Give every line back verbatim, dropping all images.
§ §
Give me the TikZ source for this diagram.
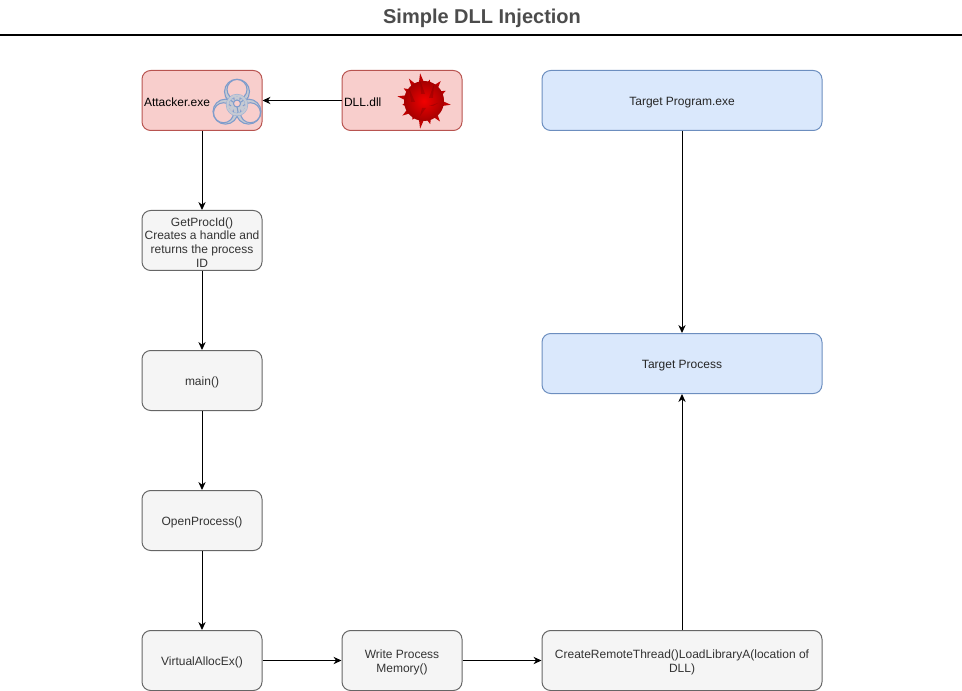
\documentclass[tikz,border=0pt]{standalone}
\usepackage{fontspec}
\setmainfont{Liberation Sans}
\usetikzlibrary{arrows.meta}
\definecolor{redfill}{HTML}{F8CECC}
\definecolor{redline}{HTML}{B85450}
\definecolor{bluefill}{HTML}{DAE8FC}
\definecolor{blueline}{HTML}{6C8EBF}
\definecolor{greyfill}{HTML}{F5F5F5}
\definecolor{greyline}{HTML}{666666}
\definecolor{hazline}{HTML}{7F9CCB}
\definecolor{hazfill}{HTML}{C6CAD3}
\tikzset{
    box/.style={draw,rounded corners=6.5pt,line width=0.75pt,minimum height=45pt,inner sep=1pt,align=flush center,font=\fontsize{9}{10.4}\selectfont,execute at begin node={\rule{0pt}{9.5pt}}},
    smallbox/.style={box,minimum width=90pt,text width=88pt},
    widebox/.style={box,minimum width=210pt,text width=204pt},
    redbox/.style={fill=redfill,draw=redline,text=black,align=flush left},
    bluebox/.style={fill=bluefill,draw=blueline,text=black!85},
    greybox/.style={fill=greyfill,draw=greyline,text=black!80},
    haz/.style={draw=hazline,line width=0.8pt},
    link/.style={-{Stealth[length=6pt,width=5.5pt]},line width=0.75pt},
}
\begin{document}
\begin{tikzpicture}[x=0.75pt,y=-0.75pt]
    \useasboundingbox (0,0) rectangle (962,691);
    %title
    \node[font=\bfseries\fontsize{15}{18}\selectfont,text=black!70] (title) at (482,18) {Simple DLL Injection};
    \coordinate (ruleleft) at (0,35);
    \coordinate (ruleright) at (962,35);
    \draw[line width=1.5pt] (ruleleft) -- (ruleright);
    %attacker side
    \node[smallbox,redbox] (attacker) at (202,100.5) {\hspace{0.5pt}Attacker.exe};
    \node[smallbox,redbox] (dll) at (402,100.5) {\hspace{0.5pt}DLL.dll};
    \node[smallbox,greybox] (getprocid) at (202,240.5) {GetProcId()\\Creates a handle and\\returns the process\\ID};
    \node[smallbox,greybox] (main) at (202,380.5) {main()};
    \node[smallbox,greybox] (openprocess) at (202,520.5) {OpenProcess()};
    \node[smallbox,greybox] (virtualalloc) at (202,660.5) {VirtualAllocEx()};
    \node[smallbox,greybox] (writemem) at (402,660.5) {Write Process\\Memory()};
    %target side
    \node[widebox,bluebox] (targetexe) at (682,100.5) {Target Program.exe};
    \node[widebox,bluebox] (targetproc) at (682,363.5) {Target Process};
    \node[widebox,greybox] (remote) at (682,660.5) {CreateRemoteThread()LoadLibraryA(location of\\DLL)};
    %biohazard icon
    \foreach \ang in {270,30,150} {
        \draw[haz,fill=hazfill] (237,105)++(\ang:13.3) circle (12.5);
    }
    \foreach \ang in {270,30,150} {
        \draw[haz,fill=redfill] (237,105)++(\ang:15.5) circle (10);
    }
    \draw[hazline!80,line width=2.4pt] (237,105) circle (9.5);
    \draw[hazfill,line width=1.6pt] (237,105) circle (9.5);
    \foreach \ang in {270,30,150} {
        \draw[hazfill,line width=3pt] (237,105)++(\ang:2) -- ++(\ang:6);
    }
    \draw[haz,fill=redfill] (237,103.5) circle (3.5);
    %virus icon
    \foreach \ang/\len in {8/27,30/20,52/26,75/24,98/28,122/22,146/26,170/22,190/27,212/24,236/27,262/28,285/22,310/26,335/24,350/20} {
        \fill[red!75!black] ({424+16*cos(\ang-12)},{101+16*sin(\ang-12)}) -- ({424+\len*cos(\ang)},{101+\len*sin(\ang)}) -- ({424+16*cos(\ang+12)},{101+16*sin(\ang+12)}) -- cycle;
    }
    \shade[inner color=red!95!black,outer color=red!65!black] (424,101) circle (20);
    \foreach \sx/\sy/\tx/\ty in {409/88/413/102,420/80/423/94,434/84/431/98,438/103/431/106,420/116/424/108} {
        \fill[red!45!black,opacity=0.35] (\sx,\sy) -- (\tx-2,\ty) -- (\tx+2,\ty) -- cycle;
    }
    %arrows
    \draw[link] (dll) -- (attacker);
    \draw[link] (attacker) -- (getprocid);
    \draw[link] (getprocid) -- (main);
    \draw[link] (main) -- (openprocess);
    \draw[link] (openprocess) -- (virtualalloc);
    \draw[link] (virtualalloc) -- (writemem);
    \draw[link] (writemem) -- (remote);
    \draw[link] (remote) -- (targetproc);
    \draw[link] (targetexe) -- (targetproc);
\end{tikzpicture}
\end{document}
§ §
RESULT OF THIS EXERCISE:
Give me the TikZ source for this diagram.
\documentclass[tikz,border=0pt]{standalone}
\usepackage{fontspec}
\setmainfont{Liberation Sans}
\usetikzlibrary{arrows.meta}
\definecolor{redfill}{HTML}{F8CECC}
\definecolor{redline}{HTML}{B85450}
\definecolor{bluefill}{HTML}{DAE8FC}
\definecolor{blueline}{HTML}{6C8EBF}
\definecolor{greyfill}{HTML}{F5F5F5}
\definecolor{greyline}{HTML}{666666}
\definecolor{hazline}{HTML}{7F9CCB}
\definecolor{hazfill}{HTML}{C6CAD3}
\tikzset{
    box/.style={draw,rounded corners=6.5pt,line width=0.75pt,minimum height=45pt,inner sep=1pt,align=flush center,font=\fontsize{9}{10.4}\selectfont,execute at begin node={\rule{0pt}{9.5pt}}},
    smallbox/.style={box,minimum width=90pt,text width=88pt},
    widebox/.style={box,minimum width=210pt,text width=204pt},
    redbox/.style={fill=redfill,draw=redline,text=black,align=flush left},
    bluebox/.style={fill=bluefill,draw=blueline,text=black!85},
    greybox/.style={fill=greyfill,draw=greyline,text=black!80},
    haz/.style={draw=hazline,line width=0.8pt},
    link/.style={-{Stealth[length=6pt,width=5.5pt]},line width=0.75pt},
}
\begin{document}
\begin{tikzpicture}[x=0.75pt,y=-0.75pt]
    \useasboundingbox (0,0) rectangle (962,691);
    %title
    \node[font=\bfseries\fontsize{15}{18}\selectfont,text=black!70] (title) at (482,18) {Simple DLL Injection};
    \coordinate (ruleleft) at (0,35);
    \coordinate (ruleright) at (962,35);
    \draw[line width=1.5pt] (ruleleft) -- (ruleright);
    %attacker side
    \node[smallbox,redbox] (attacker) at (202,100.5) {\hspace{0.5pt}Attacker.exe};
    \node[smallbox,redbox] (dll) at (402,100.5) {\hspace{0.5pt}DLL.dll};
    \node[smallbox,greybox] (getprocid) at (202,240.5) {GetProcId()\\Creates a handle and\\returns the process\\ID};
    \node[smallbox,greybox] (main) at (202,380.5) {main()};
    \node[smallbox,greybox] (openprocess) at (202,520.5) {OpenProcess()};
    \node[smallbox,greybox] (virtualalloc) at (202,660.5) {VirtualAllocEx()};
    \node[smallbox,greybox] (writemem) at (402,660.5) {Write Process\\Memory()};
    %target side
    \node[widebox,bluebox] (targetexe) at (682,100.5) {Target Program.exe};
    \node[widebox,bluebox] (targetproc) at (682,363.5) {Target Process};
    \node[widebox,greybox] (remote) at (682,660.5) {CreateRemoteThread()LoadLibraryA(location of\\DLL)};
    %biohazard icon
    \foreach \ang in {270,30,150} {
        \draw[haz,fill=hazfill] (237,105)++(\ang:13.3) circle (12.5);
    }
    \foreach \ang in {270,30,150} {
        \draw[haz,fill=redfill] (237,105)++(\ang:15.5) circle (10);
    }
    \draw[hazline!80,line width=2.4pt] (237,105) circle (9.5);
    \draw[hazfill,line width=1.6pt] (237,105) circle (9.5);
    \foreach \ang in {270,30,150} {
        \draw[hazfill,line width=3pt] (237,105)++(\ang:2) -- ++(\ang:6);
    }
    \draw[haz,fill=redfill] (237,103.5) circle (3.5);
    %virus icon
    \foreach \ang/\len in {8/27,30/20,52/26,75/24,98/28,122/22,146/26,170/22,190/27,212/24,236/27,262/28,285/22,310/26,335/24,350/20} {
        \fill[red!75!black] ({424+16*cos(\ang-12)},{101+16*sin(\ang-12)}) -- ({424+\len*cos(\ang)},{101+\len*sin(\ang)}) -- ({424+16*cos(\ang+12)},{101+16*sin(\ang+12)}) -- cycle;
    }
    \shade[inner color=red!95!black,outer color=red!65!black] (424,101) circle (20);
    \foreach \sx/\sy/\tx/\ty in {409/88/413/102,420/80/423/94,434/84/431/98,438/103/431/106,420/116/424/108} {
        \fill[red!45!black,opacity=0.35] (\sx,\sy) -- (\tx-2,\ty) -- (\tx+2,\ty) -- cycle;
    }
    %arrows
    \draw[link] (dll) -- (attacker);
    \draw[link] (attacker) -- (getprocid);
    \draw[link] (getprocid) -- (main);
    \draw[link] (main) -- (openprocess);
    \draw[link] (openprocess) -- (virtualalloc);
    \draw[link] (virtualalloc) -- (writemem);
    \draw[link] (writemem) -- (remote);
    \draw[link] (remote) -- (targetproc);
    \draw[link] (targetexe) -- (targetproc);
\end{tikzpicture}
\end{document}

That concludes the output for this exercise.